To arrive at this conclusion, a multi-institutional team of Chinese researchers first recruited 136 volunteers from the Beijing Chaoyang Hospital. The participants were selected on the basis of having had an influenza-like respiratory illness or the common cold at least four times in the past calendar year.
The study, a "randomized, double-blind, placebo-controlled, prospective trial," lasted for 12 weeks, during which the participants were divided into two groups. Each group was given either a 150 milliliter (mL) placebo or 150 mL probiotic drink to be taken after lunch every day. Daily questionnaires were administered to ensure subject compliance and to monitor the participants’ health. Additionally, blood and fecal samples were collected prior to and after the 12-week experiment.
The probiotics used in the study were supplied by Danish bioscience company, Chr. Hansen. Both drinks contained the starter strains Lactobacillus bulgaricus and Streptococcus thermophiles. The probiotic beverage also included Lactobacillus paracasei and Chr. Hansen-brand probiotic strains Lactobacillus fermentum PCC and Lactobacillus casei 431.
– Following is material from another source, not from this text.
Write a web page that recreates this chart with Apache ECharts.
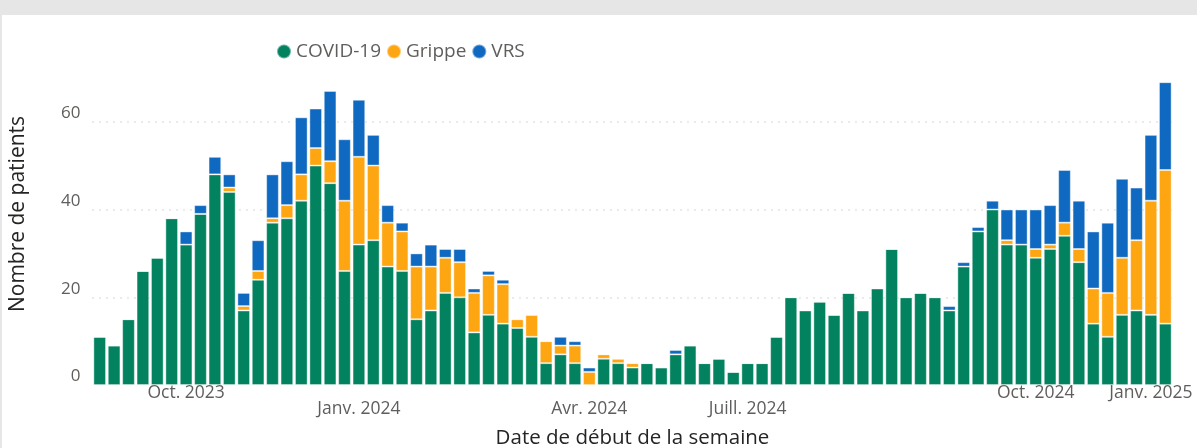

Around 14 participants had developed an influenza-like illness by the conclusion of the study. This condition was defined as having a body temperature of above 38 degrees Celsius (100 degrees Fahrenheit) and any of the symptoms associated with upper respiratory tract infection, like nasal congestion and muscle pain. Of the 14 participants, 11 were from the placebo group while the remaining three were from the probiotics group. (Related: Why You Still Got Sick Despite Thinking You Ate Healthy.)
As per the researchers, this effect can be explained by the influence of probiotics on the blood and gut. "The findings of our study indicate that the combination of probiotics could reduce the incidence of the upper respiratory infection, which is possible by increasing the level of [interferon gamma] in the blood and [secretory immunoglobulin A] in the gut," they wrote.
Both interferon gamma and secretory immunoglobulin A play roles in our immunity. Interferon gamma "activates the bactericidal activities of macrophages, induces B cells to make opsonizing and complement-fixing antibodies, and leads to cell-mediated immunity," explained the researchers.
As per FoodsMatter.com, secretory immunoglobulin A is the primary immunoglobulin in our body’s mucus. It works by clinging to harmful substances, like bacteria and carcinogens, and ensnaring them in mucus. Secretory immunoglobulin A then neutralizes the detrimental toxins emitted by these substances before expelling them from the body via fecal matter.
While the results of the study have been nothing short of encouraging, the researchers have admitted that further investigation would be necessary. Specifically, more in vivo analyses to determine whether or not "probiotic-mediated immune stimulation" can truly increase one's resilience to disease and infection.